Visualize Training Results

Now we’ll look through some training metrics to get an idea of our model’s ability.


# Evaluate the model on the test set
test_loss, test_acc = model.evaluate(test_generator)
print(f"\nTest Accuracy: {test_acc*100:.2f}%")

# Plot training & validation accuracy values
plt.figure(figsize=(12, 4))
plt.subplot(1, 2, 1)
plt.plot(history.history['accuracy'], label='Train')
plt.plot(history.history['val_accuracy'], label='Test')
plt.title('Model Accuracy')
plt.xlabel('Epoch')
plt.ylabel('Accuracy')
plt.legend()

# Plot training & validation loss values
plt.subplot(1, 2, 2)
plt.plot(history.history['loss'], label='Train')
plt.plot(history.history['val_loss'], label='Test')
plt.title('Model Loss')
plt.xlabel('Epoch')
plt.ylabel('Loss')
plt.legend()

plt.tight_layout()
plt.show()

The accuracy plateau around epoch 30 is expected (Train accuracy ~55%). FER2013 has labeling inconsistencies and low image quality. Pushing for higher accuracy means overfitting to dataset noise. This performance level generalizes better to real faces.

Setup live face recognition and classification

Finally, we will setup live video, extract faces using cv2 (surprisingly simple!), and label these faces using our CNN. Note that we scale our live images to match the dimensions of our training dataset (48x48 and black-and-white). This scaling results in a lightweight model while sacrificing some labelling accuracy.

# Live emotion classification
import cv2
import numpy as np
import tensorflow as tf
from tensorflow.keras.models import load_model

# Save and/or load the model
model.save('emotion_model.keras') 
model = load_model('emotion_model.keras')

# Emotion classes corresponding to your model's output
emotion_classes = ['Angry', 'Disgust', 'Fear', 'Happy', 'Neutral', 'Sad', 'Surprise']
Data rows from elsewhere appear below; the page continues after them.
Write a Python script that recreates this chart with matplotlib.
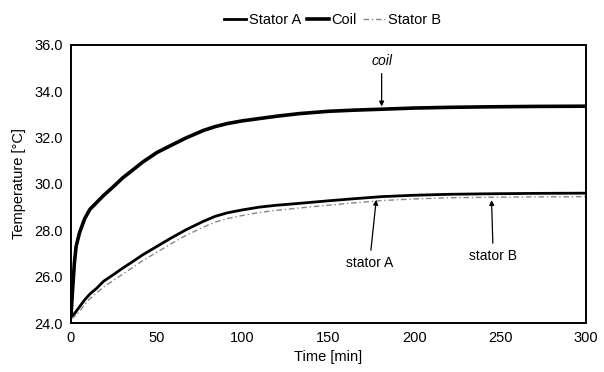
import matplotlib.pyplot as plt
import numpy as np

plt.rcParams['font.family'] = ['Liberation Sans', 'DejaVu Sans']

#%% data
time_min = [0, 1, 2, 3, 5, 8, 11, 15, 19, 25, 30, 36, 42, 50, 58, 67, 77, 84, 91, 100, 110, 120, 133, 150, 165, 181, 200, 220, 240, 270, 300]
coil     = [24.3, 25.5, 26.6, 27.3, 27.9, 28.5, 28.9, 29.2, 29.5, 29.9, 30.25, 30.6, 30.95, 31.35, 31.65, 31.98, 32.3, 32.47, 32.6, 32.72, 32.82, 32.92, 33.03, 33.13, 33.18, 33.22, 33.27, 33.3, 33.32, 33.34, 33.35]
stator_a = [24.25, 24.3, 24.4, 24.5, 24.7, 25.0, 25.25, 25.5, 25.8, 26.1, 26.36, 26.65, 26.95, 27.3, 27.65, 28.02, 28.38, 28.6, 28.75, 28.88, 29.0, 29.08, 29.16, 29.27, 29.36, 29.45, 29.51, 29.55, 29.57, 29.59, 29.6]
stator_b = [24.2, 24.22, 24.28, 24.35, 24.5, 24.8, 25.05, 25.3, 25.55, 25.85, 26.1, 26.4, 26.7, 27.05, 27.4, 27.78, 28.13, 28.35, 28.5, 28.64, 28.77, 28.86, 28.96, 29.08, 29.18, 29.28, 29.35, 29.4, 29.42, 29.44, 29.45]

xticks = [0, 50, 100, 150, 200, 250, 300]
yticks = [24, 26, 28, 30, 32, 34, 36]

#%% plot
fig = plt.figure(figsize=(6.04, 3.72), dpi=100)
ax = fig.add_axes([0.1175, 0.1317, 0.8525, 0.748])

ax.plot(time_min, stator_a, color='black', lw=2.0, label='Stator A')
ax.plot(time_min, coil, color='black', lw=2.6, label='Coil')
ax.plot(time_min, stator_b, color='#888888', lw=1.0, ls=(0, (4, 2, 1, 2)), label='Stator B')

ax.set_xlim(0, 300)
ax.set_ylim(24, 36)
ax.set_xticks(xticks)
ax.set_yticks(yticks)
ax.set_yticklabels([f"{v:.1f}" for v in yticks])
ax.tick_params(length=0, labelsize=10.5, pad=6)
for s in ax.spines.values():
    s.set_linewidth(1.4)
ax.set_xlabel("Time [min]", fontsize=10.5, labelpad=3)
ax.set_ylabel("Temperature [\u00b0C]", fontsize=10.5, labelpad=6)

arrow = dict(arrowstyle='-|>', color='black', lw=0.9, mutation_scale=7)
ax.annotate("coil", xy=(181, 33.22), xytext=(181, 35.3), ha='center', va='center',
            fontsize=10, style='italic', arrowprops=arrow)
ax.annotate("stator A", xy=(178, 29.43), xytext=(174, 26.6), ha='center', va='center',
            fontsize=10, arrowprops=arrow)
ax.annotate("stator B", xy=(245, 29.42), xytext=(246, 26.9), ha='center', va='center',
            fontsize=10, arrowprops=arrow)

fig.legend(loc='upper center', bbox_to_anchor=(0.55, 1.0), ncol=3, frameon=False,
           fontsize=10.5, handlelength=1.5, handletextpad=0.2, columnspacing=0.4)

fig.savefig("out.png", dpi=100)
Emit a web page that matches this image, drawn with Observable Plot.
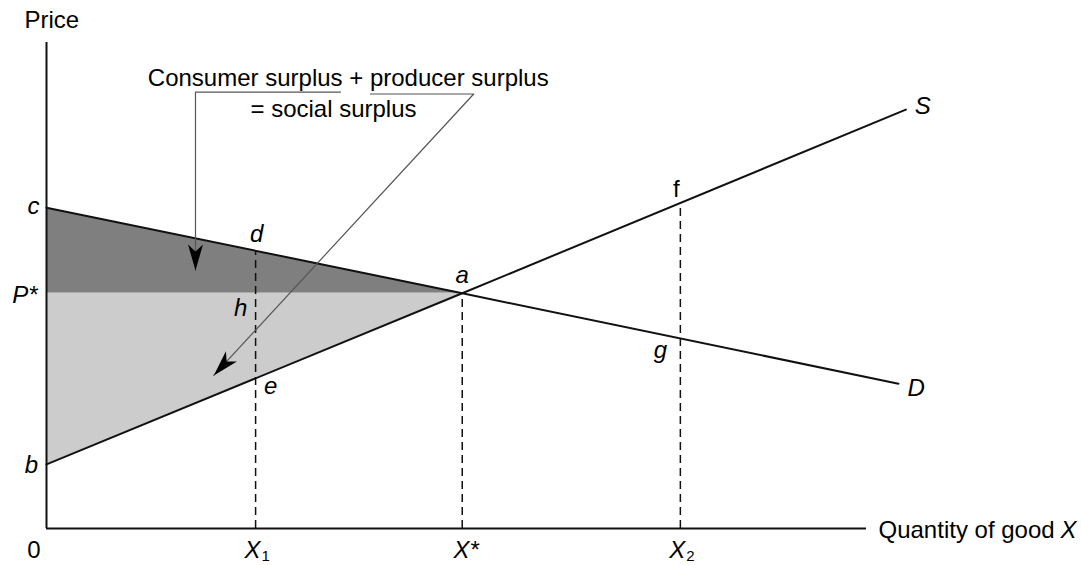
<!DOCTYPE html>
<html><head><meta charset="utf-8">
<script src="https://cdn.jsdelivr.net/npm/d3@7"></script>
<script src="https://cdn.jsdelivr.net/npm/@observablehq/plot@0.6"></script>
<style>body{margin:0;background:#fff} svg{display:block}</style>
</head><body><div id="chart"></div>
<script>
// ---- data (arbitrary units 0-100) ----
const priceTitle = "Price";
const quantityTitle = "Quantity of good ";
const quantityTitleVar = "X";
const demandQ = [0, 50.7, 103.9];
const demandP = [66, 48.4, 29.8];
const supplyQ = [0, 50.7, 104.8];
const supplyP = [13.2, 48.4, 86.2];
const equilibriumP = 48.4;
const dropQ = [25.5, 50.7, 77.3];
const dropTopP = [57.2, 48.4, 66.9];
const tickQ = [0, 25.5, 50.7, 77.3];
const tickBase = ["0", "X", "X*", "X"];
const tickSub = ["", "1", "", "2"];
const pointLabels = ["c", "b", "P*", "d", "h", "e", "a", "f", "g", "S", "D"];
const pointQ = [0, 0, 0, 25.5, 25.5, 25.5, 50.7, 77.3, 77.3, 104.8, 103.9];
const pointP = [66, 13.2, 48.4, 57.2, 48.4, 30.7, 48.4, 66.9, 39.1, 86.2, 29.8];
const noteLines = ["Consumer surplus + producer surplus", "= social surplus"];
const noteQ = [36.8, 35.0];
const noteP = [92.6, 86.2];
const consumerPointerQ = [35.85, 18.17, 18.17];
const consumerPointerP = [89.8, 89.8, 53.1];
const producerPointerQ = [39.5, 52.1, 20.4];
const producerPointerP = [89.4, 89.4, 31.5];

// ---- layout & style ----
const FONT = '"Liberation Sans", Arial, Helvetica, sans-serif';
const FS = 24;
const width = 1081, height = 565;
const mL = 46, mR = 215, mT = 42, mB = 37;
const qMax = 100, pMax = 100;
const kx = (width - mL - mR) / qMax, ky = (height - mT - mB) / pMax;

const labelStyle = {
  "c":  {dx: -13, dy: -1, anchor: "middle", italic: true},
  "b":  {dx: -15, dy: 1, anchor: "middle", italic: true},
  "P*": {dx: -9, dy: 2, anchor: "end", italic: true},
  "d":  {dx: 1, dy: -16, anchor: "middle", italic: true},
  "h":  {dx: -15, dy: 15, anchor: "middle", italic: true},
  "e":  {dx: 15, dy: 7, anchor: "middle", italic: true},
  "a":  {dx: 0, dy: -18, anchor: "middle", italic: true},
  "f":  {dx: -4, dy: -14, anchor: "middle", italic: false},
  "g":  {dx: -20, dy: 12, anchor: "middle", italic: true},
  "S":  {dx: 9, dy: -3, anchor: "start", italic: true},
  "D":  {dx: 9, dy: 5, anchor: "start", italic: true}
};

const zip = (qs, ps) => qs.map((q, i) => ({q, p: ps[i]}));
const demand = zip(demandQ, demandP);
const supply = zip(supplyQ, supplyP);
const consumerArea = [0, 1].map(i => ({q: demandQ[i], lo: equilibriumP, hi: demandP[i]}));
const producerArea = [0, 1].map(i => ({q: supplyQ[i], lo: supplyP[i], hi: equilibriumP}));
const drops = dropQ.map((q, i) => ({q, top: dropTopP[i]}));
const notes = noteLines.map((t, i) => ({t, q: noteQ[i], p: noteP[i]}));

function headOf(qs, ps) {
  const n = qs.length;
  const vx = (qs[n - 1] - qs[n - 2]) * kx;
  const vy = -(ps[n - 1] - ps[n - 2]) * ky;
  return {q: qs[n - 1], p: ps[n - 1], rot: Math.atan2(-vx, vy) * 180 / Math.PI};
}
const heads = [headOf(consumerPointerQ, consumerPointerP), headOf(producerPointerQ, producerPointerP)];
const arrowHead = {
  draw(ctx) {
    const L = 26, w = 7.5, n = 19;
    ctx.moveTo(0, 0); ctx.lineTo(-w, -L); ctx.lineTo(0, -n); ctx.lineTo(w, -L); ctx.closePath();
  }
};

const txt = {fontFamily: FONT, fontSize: FS, fill: "#000"};

const labelMarks = pointLabels.map((t, i) => {
  const s = labelStyle[t];
  return Plot.text([{q: pointQ[i], p: pointP[i], t}], {
    x: "q", y: "p", text: "t", ...txt,
    fontStyle: s.italic ? "italic" : "normal",
    textAnchor: s.anchor, dx: s.dx, dy: s.dy
  });
});

const ticks = tickQ.map((q, i) => ({q, p: 0, base: tickBase[i], sub: tickSub[i]}));

const chart = Plot.plot({
  width, height,
  marginLeft: mL, marginRight: mR, marginTop: mT, marginBottom: mB,
  x: {domain: [0, qMax], axis: null},
  y: {domain: [0, pMax], axis: null},
  style: {background: "#fff", fontFamily: FONT},
  marks: [
    Plot.areaY(consumerArea, {x: "q", y1: "lo", y2: "hi", fill: "#7f7f7f"}),
    Plot.areaY(producerArea, {x: "q", y1: "lo", y2: "hi", fill: "#cccccc"}),
    Plot.ruleX(drops, {x: "q", y1: 0, y2: "top", stroke: "#111", strokeWidth: 1.5, strokeDasharray: "8,5"}),
    Plot.line(demand, {x: "q", y: "p", stroke: "#111", strokeWidth: 2}),
    Plot.line(supply, {x: "q", y: "p", stroke: "#111", strokeWidth: 2}),
    Plot.ruleX([0], {y1: 0, y2: pMax, stroke: "#111", strokeWidth: 2}),
    Plot.ruleY([0], {x1: 0, x2: qMax, stroke: "#111", strokeWidth: 2}),
    Plot.line(zip(consumerPointerQ, consumerPointerP), {x: "q", y: "p", stroke: "#555", strokeWidth: 1.2}),
    Plot.line(zip(producerPointerQ, producerPointerP), {x: "q", y: "p", stroke: "#555", strokeWidth: 1.2}),
    Plot.dot(heads, {x: "q", y: "p", rotate: "rot", symbol: arrowHead, fill: "#000", stroke: "none"}),
    Plot.text(notes, {x: "q", y: "p", text: "t", ...txt, textAnchor: "middle"}),
    ...labelMarks,
    Plot.text([{q: 0, p: pMax, t: priceTitle}], {x: "q", y: "p", text: "t", ...txt, textAnchor: "start", dx: -22, dy: -22}),
    Plot.text([{q: qMax, p: 0, t: quantityTitle}], {x: "q", y: "p", text: "t", ...txt, textAnchor: "start", dx: 12, dy: 2}),
    Plot.text([{q: qMax, p: 0, t: quantityTitleVar}], {x: "q", y: "p", text: "t", ...txt, fontStyle: "italic", textAnchor: "end", dx: 210, dy: 2}),
    Plot.text(ticks.filter(d => d.base === "0"), {x: "q", y: "p", text: "base", ...txt, dx: -12.5, dy: 22}),
    Plot.text(ticks.filter(d => d.base !== "0" && d.sub), {x: "q", y: "p", text: "base", ...txt, fontStyle: "italic", dx: -3, dy: 22}),
    Plot.text(ticks.filter(d => d.sub), {x: "q", y: "p", text: "sub", ...txt, fontSize: 15, dx: 10, dy: 28}),
    Plot.text(ticks.filter(d => d.base === "X*"), {x: "q", y: "p", text: "base", ...txt, fontStyle: "italic", dx: 4, dy: 22})
  ]
});
document.getElementById("chart").appendChild(chart);
</script>
</body></html>
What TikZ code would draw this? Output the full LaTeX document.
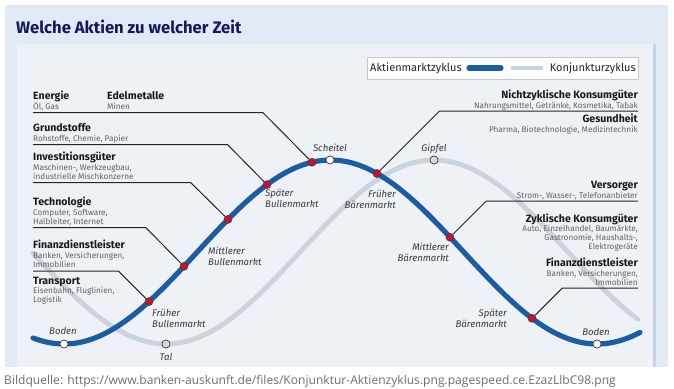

# Start video capture from the default webcam
cap = cv2.VideoCapture(0)

# Load OpenCV's pre-trained Haar Cascade face detector
face_cascade = cv2.CascadeClassifier(cv2.data.haarcascades + 'haarcascade_frontalface_default.xml')

while True:
    # Capture frame-by-frame
    ret, frame = cap.read()
    
    if not ret:
        break  # Exit if the video capture fails
    
    # Convert the frame to grayscale (since your model expects grayscale images)
    gray_frame = cv2.cvtColor(frame, cv2.COLOR_BGR2GRAY)
    
    # Detect faces in the frame
    faces = face_cascade.detectMultiScale(
        gray_frame,
        scaleFactor=1.1,
        minNeighbors=5,
        minSize=(30, 30),
        flags=cv2.CASCADE_SCALE_IMAGE
    )
    
    # Iterate over each face detected
    for (x, y, w, h) in faces:
        # Extract the region of interest (the face)
        roi_gray = gray_frame[y:y+h, x:x+w]
        
        # Resize the face ROI to match the input shape of your model (48x48)
        cropped_img = cv2.resize(roi_gray, (48, 48))
        
        # Normalize pixel values (as done during training)
        cropped_img = cropped_img.astype('float32') / 255.0
        
        # Expand dimensions to match model input shape (1, 48, 48, 1)
        cropped_img = np.expand_dims(cropped_img, axis=0)
        cropped_img = np.expand_dims(cropped_img, axis=-1)
        
        # Predict the emotion
        prediction = model.predict(cropped_img)
        emotion_index = np.argmax(prediction)
        emotion_label = emotion_classes[emotion_index]
        confidence = np.max(prediction)
        
        # Draw a rectangle around the face
        cv2.rectangle(frame, (x, y), (x+w, y+h), (0, 255, 0), 2)
        
        # Put the emotion label and confidence on the frame
        cv2.putText(frame, f"{emotion_label} ({confidence*100:.1f}%)", (x, y - 10),
                    cv2.FONT_HERSHEY_SIMPLEX, 0.9, (255, 255, 255), 2)
    
    # Display the resulting frame
    cv2.imshow('Real-Time Emotion Recognition', frame)
    
    # Break the loop when 'q' key is pressed
    if cv2.waitKey(1) & 0xFF == ord('q'):
        break

# When everything is done, release the capture and close windows
cap.release()
cv2.destroyAllWindows()

Demo

When we put it all together, here’s what it looks like (prepare to see me making goofy faces into my camera):

Conclusions

Test accuracy: ~55% on FER2013 validation set. Real-world performance is harder to quantify but handles varying lighting and partial occlusion reasonably well. For me, disgust is the hardest emotion to classify, but individual expressiveness can impact the model’s ability to classify an emotion. Training on colored pictures with higher quality could improve our accuracy rate, though it could introduce performance challenges in live video.